● **PROBLEM**: Nothing outside the lines from the one containing "Emit a web page" through the one containing "var yMinorSteps = [2, 3, 4, 5, 6, 7, 8, 9];" should be copied, and no pictures either. Copy those lines exactly.

━━━━━━━━━━━━━━━━━━━━━━━━━━━━━━

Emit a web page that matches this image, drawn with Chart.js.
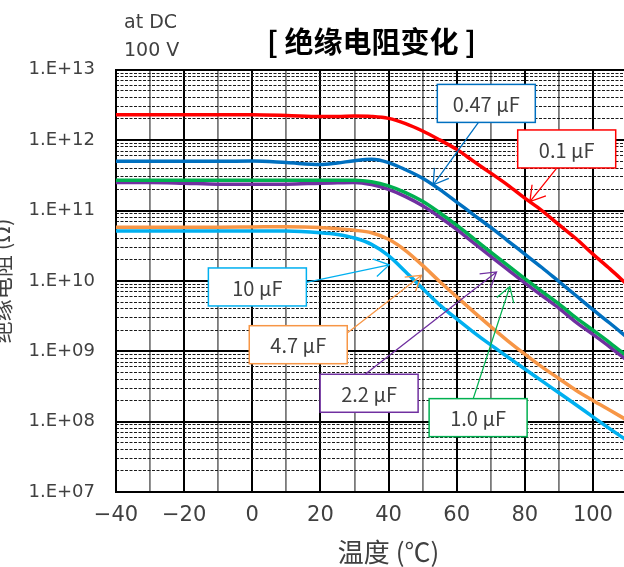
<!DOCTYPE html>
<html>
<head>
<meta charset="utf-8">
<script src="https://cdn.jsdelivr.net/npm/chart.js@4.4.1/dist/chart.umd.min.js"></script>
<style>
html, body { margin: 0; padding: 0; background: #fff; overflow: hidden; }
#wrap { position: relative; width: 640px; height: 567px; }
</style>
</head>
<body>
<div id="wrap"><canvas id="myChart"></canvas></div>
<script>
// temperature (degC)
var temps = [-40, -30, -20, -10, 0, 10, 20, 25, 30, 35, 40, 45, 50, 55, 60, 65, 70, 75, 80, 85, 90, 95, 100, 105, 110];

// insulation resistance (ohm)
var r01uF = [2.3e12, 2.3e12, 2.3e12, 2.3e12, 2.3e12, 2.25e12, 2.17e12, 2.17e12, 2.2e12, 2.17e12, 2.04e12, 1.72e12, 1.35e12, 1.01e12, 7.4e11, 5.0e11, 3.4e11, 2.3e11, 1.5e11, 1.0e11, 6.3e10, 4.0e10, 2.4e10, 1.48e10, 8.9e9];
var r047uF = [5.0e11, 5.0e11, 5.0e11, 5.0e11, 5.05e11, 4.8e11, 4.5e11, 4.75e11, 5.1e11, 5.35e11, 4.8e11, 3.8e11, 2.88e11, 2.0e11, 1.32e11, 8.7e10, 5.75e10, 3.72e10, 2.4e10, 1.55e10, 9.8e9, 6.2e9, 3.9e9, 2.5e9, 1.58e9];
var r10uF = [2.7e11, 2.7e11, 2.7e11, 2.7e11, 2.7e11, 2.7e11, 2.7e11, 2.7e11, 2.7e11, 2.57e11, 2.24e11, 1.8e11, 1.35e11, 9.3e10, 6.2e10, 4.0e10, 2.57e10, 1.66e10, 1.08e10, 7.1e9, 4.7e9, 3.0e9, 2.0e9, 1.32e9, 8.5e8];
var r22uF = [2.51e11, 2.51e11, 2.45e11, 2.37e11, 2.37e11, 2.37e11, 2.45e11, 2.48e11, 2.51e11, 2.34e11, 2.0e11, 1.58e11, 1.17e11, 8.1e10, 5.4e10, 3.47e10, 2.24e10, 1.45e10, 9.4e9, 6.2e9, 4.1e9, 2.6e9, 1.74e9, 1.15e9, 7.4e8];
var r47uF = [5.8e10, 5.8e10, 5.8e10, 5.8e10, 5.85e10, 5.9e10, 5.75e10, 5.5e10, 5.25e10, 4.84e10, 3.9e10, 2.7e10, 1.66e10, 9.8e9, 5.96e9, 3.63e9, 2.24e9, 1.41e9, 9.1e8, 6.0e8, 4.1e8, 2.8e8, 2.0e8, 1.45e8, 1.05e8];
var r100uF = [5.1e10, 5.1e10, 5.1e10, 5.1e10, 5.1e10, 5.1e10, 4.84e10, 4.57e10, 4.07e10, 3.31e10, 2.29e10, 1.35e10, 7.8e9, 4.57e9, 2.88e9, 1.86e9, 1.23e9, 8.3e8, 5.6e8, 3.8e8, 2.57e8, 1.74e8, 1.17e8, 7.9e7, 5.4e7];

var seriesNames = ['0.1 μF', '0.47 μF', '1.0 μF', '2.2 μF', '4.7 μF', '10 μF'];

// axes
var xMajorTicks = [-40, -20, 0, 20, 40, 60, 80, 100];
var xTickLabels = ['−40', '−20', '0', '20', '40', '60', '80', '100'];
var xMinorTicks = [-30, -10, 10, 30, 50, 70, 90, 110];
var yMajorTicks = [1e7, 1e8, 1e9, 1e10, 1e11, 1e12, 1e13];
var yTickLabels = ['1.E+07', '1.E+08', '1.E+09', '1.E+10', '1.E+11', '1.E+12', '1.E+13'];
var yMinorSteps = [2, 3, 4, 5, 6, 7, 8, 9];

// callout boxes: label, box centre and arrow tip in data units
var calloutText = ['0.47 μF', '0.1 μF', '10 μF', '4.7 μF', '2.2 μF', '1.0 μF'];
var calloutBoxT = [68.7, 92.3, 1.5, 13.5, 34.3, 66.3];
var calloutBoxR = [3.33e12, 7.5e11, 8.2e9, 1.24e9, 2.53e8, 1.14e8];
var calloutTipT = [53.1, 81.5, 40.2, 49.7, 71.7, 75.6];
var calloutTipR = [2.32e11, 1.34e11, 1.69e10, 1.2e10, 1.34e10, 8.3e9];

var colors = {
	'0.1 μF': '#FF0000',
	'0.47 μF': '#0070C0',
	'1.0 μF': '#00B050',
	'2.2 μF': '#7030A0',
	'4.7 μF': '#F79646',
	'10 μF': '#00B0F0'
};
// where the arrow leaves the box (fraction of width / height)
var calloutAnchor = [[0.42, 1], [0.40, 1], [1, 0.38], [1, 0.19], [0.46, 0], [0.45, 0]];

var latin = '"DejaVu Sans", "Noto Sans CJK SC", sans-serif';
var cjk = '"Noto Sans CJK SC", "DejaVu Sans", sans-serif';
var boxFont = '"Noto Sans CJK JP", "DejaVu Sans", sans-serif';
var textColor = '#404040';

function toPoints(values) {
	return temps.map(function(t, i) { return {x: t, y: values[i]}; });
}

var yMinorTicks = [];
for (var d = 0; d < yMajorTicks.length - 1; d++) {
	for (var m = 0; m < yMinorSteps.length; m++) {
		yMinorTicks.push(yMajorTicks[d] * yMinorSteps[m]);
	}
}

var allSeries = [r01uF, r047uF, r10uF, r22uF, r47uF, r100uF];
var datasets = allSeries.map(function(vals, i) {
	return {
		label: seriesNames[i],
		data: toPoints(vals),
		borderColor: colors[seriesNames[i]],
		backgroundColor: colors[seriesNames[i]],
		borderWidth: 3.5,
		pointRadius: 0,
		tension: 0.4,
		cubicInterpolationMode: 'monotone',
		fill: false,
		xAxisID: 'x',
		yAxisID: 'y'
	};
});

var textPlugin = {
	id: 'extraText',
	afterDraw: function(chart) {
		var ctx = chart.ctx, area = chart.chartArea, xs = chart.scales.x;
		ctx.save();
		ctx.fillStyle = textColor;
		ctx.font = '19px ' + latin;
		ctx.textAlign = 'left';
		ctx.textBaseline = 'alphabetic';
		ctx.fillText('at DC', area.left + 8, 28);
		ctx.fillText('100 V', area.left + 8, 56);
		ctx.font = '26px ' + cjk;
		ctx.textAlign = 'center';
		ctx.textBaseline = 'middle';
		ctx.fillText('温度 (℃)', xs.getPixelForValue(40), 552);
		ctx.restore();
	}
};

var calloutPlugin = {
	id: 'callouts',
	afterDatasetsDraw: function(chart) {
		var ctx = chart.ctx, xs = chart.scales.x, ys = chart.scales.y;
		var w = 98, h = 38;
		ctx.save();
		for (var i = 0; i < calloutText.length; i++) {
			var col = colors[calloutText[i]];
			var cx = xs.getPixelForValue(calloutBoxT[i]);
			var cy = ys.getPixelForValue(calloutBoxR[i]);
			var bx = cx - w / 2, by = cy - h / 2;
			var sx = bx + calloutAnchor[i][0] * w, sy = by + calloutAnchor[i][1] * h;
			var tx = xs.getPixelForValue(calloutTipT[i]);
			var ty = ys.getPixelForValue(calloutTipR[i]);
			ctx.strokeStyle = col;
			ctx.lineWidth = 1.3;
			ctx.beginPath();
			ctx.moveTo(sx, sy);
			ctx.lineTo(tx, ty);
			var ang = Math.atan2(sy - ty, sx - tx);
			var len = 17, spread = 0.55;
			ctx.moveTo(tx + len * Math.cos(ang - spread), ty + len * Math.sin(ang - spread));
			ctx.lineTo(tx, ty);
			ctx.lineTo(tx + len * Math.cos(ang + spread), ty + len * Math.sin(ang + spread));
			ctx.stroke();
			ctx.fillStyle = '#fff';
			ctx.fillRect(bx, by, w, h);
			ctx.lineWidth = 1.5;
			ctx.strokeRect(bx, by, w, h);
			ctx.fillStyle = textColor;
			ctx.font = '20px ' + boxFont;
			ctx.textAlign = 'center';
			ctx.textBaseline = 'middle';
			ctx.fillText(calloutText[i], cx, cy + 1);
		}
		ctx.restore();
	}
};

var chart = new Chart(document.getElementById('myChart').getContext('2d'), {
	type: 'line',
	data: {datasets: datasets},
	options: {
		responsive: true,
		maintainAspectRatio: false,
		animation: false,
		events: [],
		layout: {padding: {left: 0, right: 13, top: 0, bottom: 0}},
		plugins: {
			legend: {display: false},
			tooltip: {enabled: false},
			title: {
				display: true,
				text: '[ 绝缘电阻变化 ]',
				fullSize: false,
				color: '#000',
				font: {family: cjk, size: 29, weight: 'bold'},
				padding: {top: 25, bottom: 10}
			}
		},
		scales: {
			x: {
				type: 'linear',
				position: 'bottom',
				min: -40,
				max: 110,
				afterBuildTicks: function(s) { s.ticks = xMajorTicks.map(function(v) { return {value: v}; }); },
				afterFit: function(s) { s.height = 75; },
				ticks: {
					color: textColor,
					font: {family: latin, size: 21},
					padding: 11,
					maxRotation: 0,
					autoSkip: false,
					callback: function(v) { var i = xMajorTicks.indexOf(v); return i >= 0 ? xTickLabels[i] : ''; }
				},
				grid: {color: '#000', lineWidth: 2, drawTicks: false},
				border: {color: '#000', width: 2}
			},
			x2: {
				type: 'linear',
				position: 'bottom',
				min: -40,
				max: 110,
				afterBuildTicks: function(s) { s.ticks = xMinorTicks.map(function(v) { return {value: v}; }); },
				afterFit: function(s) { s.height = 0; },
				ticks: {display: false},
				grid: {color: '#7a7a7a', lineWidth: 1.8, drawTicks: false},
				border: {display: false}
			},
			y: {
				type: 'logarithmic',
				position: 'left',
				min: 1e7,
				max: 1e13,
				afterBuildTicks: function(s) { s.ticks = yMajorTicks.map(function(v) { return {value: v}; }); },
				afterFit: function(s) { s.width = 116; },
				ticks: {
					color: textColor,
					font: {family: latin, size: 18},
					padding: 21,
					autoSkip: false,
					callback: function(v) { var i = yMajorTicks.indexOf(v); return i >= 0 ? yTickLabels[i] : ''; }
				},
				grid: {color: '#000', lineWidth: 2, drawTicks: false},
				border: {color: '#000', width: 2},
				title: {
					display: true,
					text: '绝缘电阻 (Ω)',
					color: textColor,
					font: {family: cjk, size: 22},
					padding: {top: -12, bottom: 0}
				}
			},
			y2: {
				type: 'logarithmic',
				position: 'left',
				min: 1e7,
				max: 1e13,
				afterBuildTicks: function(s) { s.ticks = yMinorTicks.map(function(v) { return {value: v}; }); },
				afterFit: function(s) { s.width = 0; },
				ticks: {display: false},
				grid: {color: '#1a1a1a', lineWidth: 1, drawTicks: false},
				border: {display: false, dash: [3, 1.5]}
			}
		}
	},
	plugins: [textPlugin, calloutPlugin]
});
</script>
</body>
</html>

━━━━━━━━━━━━━━━━━━━━━━━━━━━━━━

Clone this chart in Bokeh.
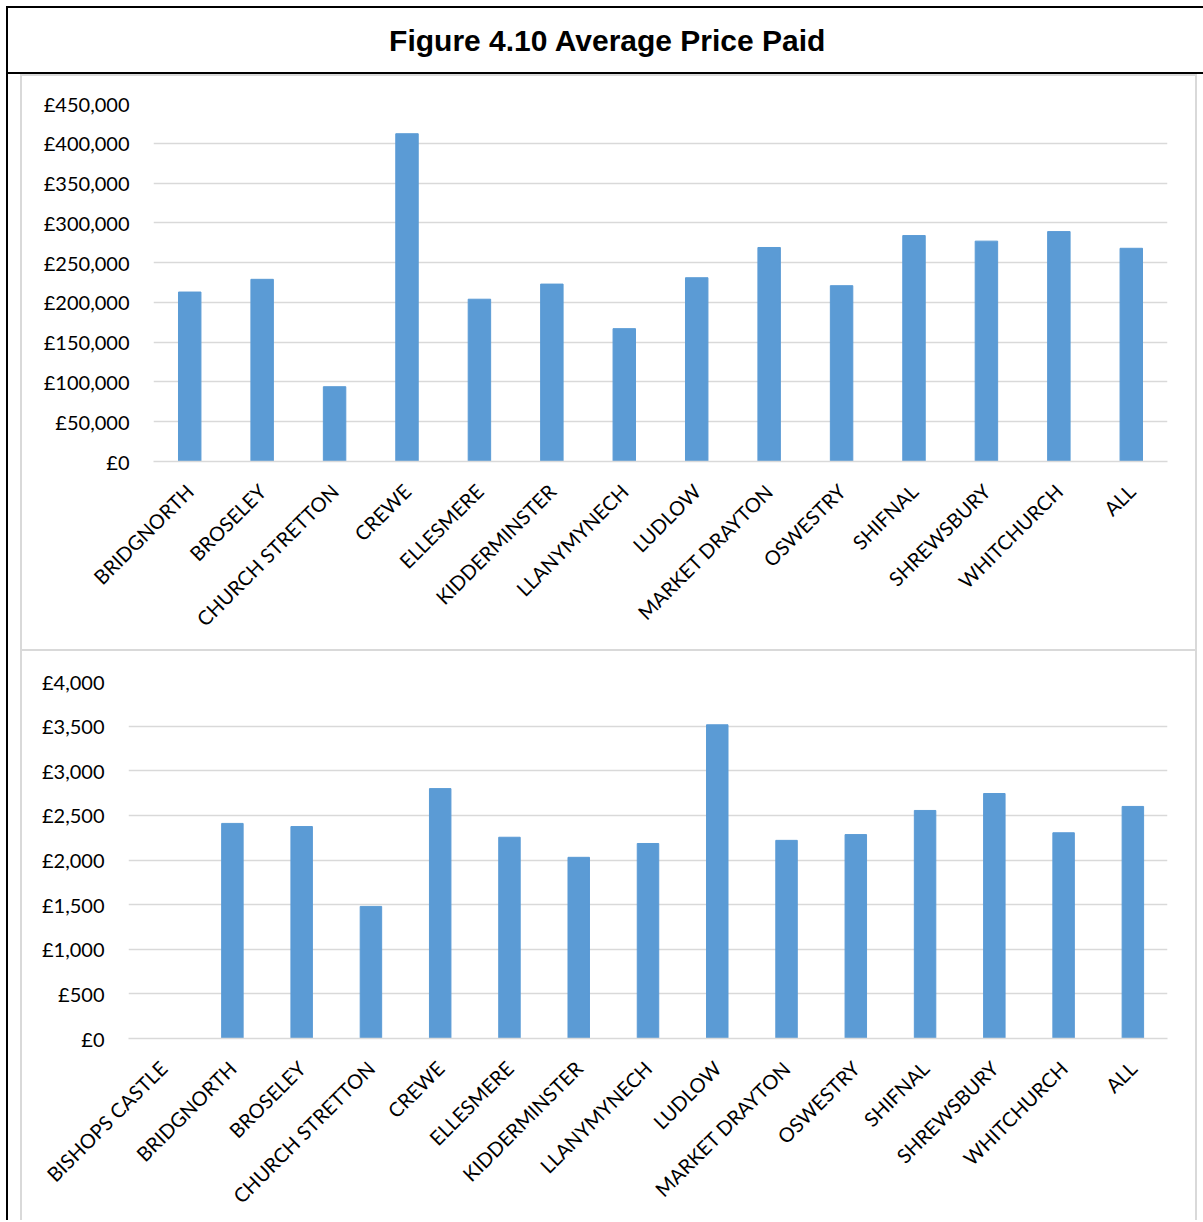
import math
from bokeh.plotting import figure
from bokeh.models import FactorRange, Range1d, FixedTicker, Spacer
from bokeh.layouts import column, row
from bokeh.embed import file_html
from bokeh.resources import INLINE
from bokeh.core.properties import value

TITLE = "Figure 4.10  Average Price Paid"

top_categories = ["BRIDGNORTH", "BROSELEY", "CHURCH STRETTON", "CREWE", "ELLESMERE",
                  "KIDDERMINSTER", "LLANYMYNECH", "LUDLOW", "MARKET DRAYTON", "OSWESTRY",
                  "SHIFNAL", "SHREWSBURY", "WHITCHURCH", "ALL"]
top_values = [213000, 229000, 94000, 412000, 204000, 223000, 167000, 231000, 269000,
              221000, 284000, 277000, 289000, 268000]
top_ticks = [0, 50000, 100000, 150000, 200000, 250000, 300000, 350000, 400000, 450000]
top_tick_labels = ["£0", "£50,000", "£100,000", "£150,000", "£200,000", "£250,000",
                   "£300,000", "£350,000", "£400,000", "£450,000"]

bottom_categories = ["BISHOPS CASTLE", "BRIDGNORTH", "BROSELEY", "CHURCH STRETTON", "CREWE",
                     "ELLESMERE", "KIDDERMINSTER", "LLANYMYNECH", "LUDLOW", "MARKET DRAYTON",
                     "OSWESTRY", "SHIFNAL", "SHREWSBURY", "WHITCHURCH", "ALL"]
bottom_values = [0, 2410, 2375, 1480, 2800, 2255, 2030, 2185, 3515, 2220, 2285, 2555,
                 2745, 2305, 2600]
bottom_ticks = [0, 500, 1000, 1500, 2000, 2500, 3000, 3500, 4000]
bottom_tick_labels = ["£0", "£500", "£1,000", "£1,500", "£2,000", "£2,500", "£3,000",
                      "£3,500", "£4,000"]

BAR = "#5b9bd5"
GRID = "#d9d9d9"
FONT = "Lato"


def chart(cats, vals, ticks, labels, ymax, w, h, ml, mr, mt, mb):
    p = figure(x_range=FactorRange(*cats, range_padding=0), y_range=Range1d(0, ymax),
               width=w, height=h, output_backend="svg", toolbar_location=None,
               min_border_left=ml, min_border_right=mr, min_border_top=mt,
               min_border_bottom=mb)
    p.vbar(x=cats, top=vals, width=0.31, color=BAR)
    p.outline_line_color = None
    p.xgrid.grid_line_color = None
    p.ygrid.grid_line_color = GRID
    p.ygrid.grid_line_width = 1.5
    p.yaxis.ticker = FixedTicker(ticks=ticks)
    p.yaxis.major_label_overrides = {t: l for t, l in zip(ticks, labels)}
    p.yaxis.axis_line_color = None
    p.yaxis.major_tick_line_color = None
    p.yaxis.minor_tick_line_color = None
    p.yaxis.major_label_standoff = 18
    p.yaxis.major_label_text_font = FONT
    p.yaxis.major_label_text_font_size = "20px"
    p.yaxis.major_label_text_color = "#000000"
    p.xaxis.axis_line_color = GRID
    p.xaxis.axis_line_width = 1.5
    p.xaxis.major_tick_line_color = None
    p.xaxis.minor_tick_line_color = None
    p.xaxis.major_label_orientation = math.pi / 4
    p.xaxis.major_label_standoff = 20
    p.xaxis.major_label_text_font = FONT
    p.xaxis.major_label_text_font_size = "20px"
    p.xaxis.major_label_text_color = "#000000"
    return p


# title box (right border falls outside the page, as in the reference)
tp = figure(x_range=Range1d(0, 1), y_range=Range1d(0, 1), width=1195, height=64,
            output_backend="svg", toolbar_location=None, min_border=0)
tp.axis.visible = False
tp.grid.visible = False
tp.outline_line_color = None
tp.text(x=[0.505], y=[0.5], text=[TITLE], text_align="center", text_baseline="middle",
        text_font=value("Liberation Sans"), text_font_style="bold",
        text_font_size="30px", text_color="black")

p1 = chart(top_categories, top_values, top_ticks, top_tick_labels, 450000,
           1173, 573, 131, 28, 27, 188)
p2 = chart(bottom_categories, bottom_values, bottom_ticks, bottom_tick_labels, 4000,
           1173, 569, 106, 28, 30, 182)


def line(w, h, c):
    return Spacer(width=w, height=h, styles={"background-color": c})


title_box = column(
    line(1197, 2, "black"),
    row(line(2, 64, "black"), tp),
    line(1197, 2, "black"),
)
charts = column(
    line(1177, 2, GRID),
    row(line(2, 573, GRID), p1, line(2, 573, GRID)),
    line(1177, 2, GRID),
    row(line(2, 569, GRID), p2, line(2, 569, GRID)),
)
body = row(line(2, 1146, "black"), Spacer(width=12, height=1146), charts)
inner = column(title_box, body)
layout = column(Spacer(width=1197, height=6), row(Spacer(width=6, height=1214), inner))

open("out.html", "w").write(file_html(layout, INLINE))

━━━━━━━━━━━━━━━━━━━━━━━━━━━━━━

● **RESULT**:
Emit a web page that matches this image, drawn with Chart.js.
<!DOCTYPE html>
<html>
<head>
<meta charset="utf-8">
<script src="https://cdn.jsdelivr.net/npm/chart.js@4.4.1/dist/chart.umd.min.js"></script>
<style>
html, body { margin: 0; padding: 0; background: #fff; overflow: hidden; }
#wrap { position: relative; width: 640px; height: 567px; }
</style>
</head>
<body>
<div id="wrap"><canvas id="myChart"></canvas></div>
<script>
// temperature (degC)
var temps = [-40, -30, -20, -10, 0, 10, 20, 25, 30, 35, 40, 45, 50, 55, 60, 65, 70, 75, 80, 85, 90, 95, 100, 105, 110];

// insulation resistance (ohm)
var r01uF = [2.3e12, 2.3e12, 2.3e12, 2.3e12, 2.3e12, 2.25e12, 2.17e12, 2.17e12, 2.2e12, 2.17e12, 2.04e12, 1.72e12, 1.35e12, 1.01e12, 7.4e11, 5.0e11, 3.4e11, 2.3e11, 1.5e11, 1.0e11, 6.3e10, 4.0e10, 2.4e10, 1.48e10, 8.9e9];
var r047uF = [5.0e11, 5.0e11, 5.0e11, 5.0e11, 5.05e11, 4.8e11, 4.5e11, 4.75e11, 5.1e11, 5.35e11, 4.8e11, 3.8e11, 2.88e11, 2.0e11, 1.32e11, 8.7e10, 5.75e10, 3.72e10, 2.4e10, 1.55e10, 9.8e9, 6.2e9, 3.9e9, 2.5e9, 1.58e9];
var r10uF = [2.7e11, 2.7e11, 2.7e11, 2.7e11, 2.7e11, 2.7e11, 2.7e11, 2.7e11, 2.7e11, 2.57e11, 2.24e11, 1.8e11, 1.35e11, 9.3e10, 6.2e10, 4.0e10, 2.57e10, 1.66e10, 1.08e10, 7.1e9, 4.7e9, 3.0e9, 2.0e9, 1.32e9, 8.5e8];
var r22uF = [2.51e11, 2.51e11, 2.45e11, 2.37e11, 2.37e11, 2.37e11, 2.45e11, 2.48e11, 2.51e11, 2.34e11, 2.0e11, 1.58e11, 1.17e11, 8.1e10, 5.4e10, 3.47e10, 2.24e10, 1.45e10, 9.4e9, 6.2e9, 4.1e9, 2.6e9, 1.74e9, 1.15e9, 7.4e8];
var r47uF = [5.8e10, 5.8e10, 5.8e10, 5.8e10, 5.85e10, 5.9e10, 5.75e10, 5.5e10, 5.25e10, 4.84e10, 3.9e10, 2.7e10, 1.66e10, 9.8e9, 5.96e9, 3.63e9, 2.24e9, 1.41e9, 9.1e8, 6.0e8, 4.1e8, 2.8e8, 2.0e8, 1.45e8, 1.05e8];
var r100uF = [5.1e10, 5.1e10, 5.1e10, 5.1e10, 5.1e10, 5.1e10, 4.84e10, 4.57e10, 4.07e10, 3.31e10, 2.29e10, 1.35e10, 7.8e9, 4.57e9, 2.88e9, 1.86e9, 1.23e9, 8.3e8, 5.6e8, 3.8e8, 2.57e8, 1.74e8, 1.17e8, 7.9e7, 5.4e7];

var seriesNames = ['0.1 μF', '0.47 μF', '1.0 μF', '2.2 μF', '4.7 μF', '10 μF'];

// axes
var xMajorTicks = [-40, -20, 0, 20, 40, 60, 80, 100];
var xTickLabels = ['−40', '−20', '0', '20', '40', '60', '80', '100'];
var xMinorTicks = [-30, -10, 10, 30, 50, 70, 90, 110];
var yMajorTicks = [1e7, 1e8, 1e9, 1e10, 1e11, 1e12, 1e13];
var yTickLabels = ['1.E+07', '1.E+08', '1.E+09', '1.E+10', '1.E+11', '1.E+12', '1.E+13'];
var yMinorSteps = [2, 3, 4, 5, 6, 7, 8, 9];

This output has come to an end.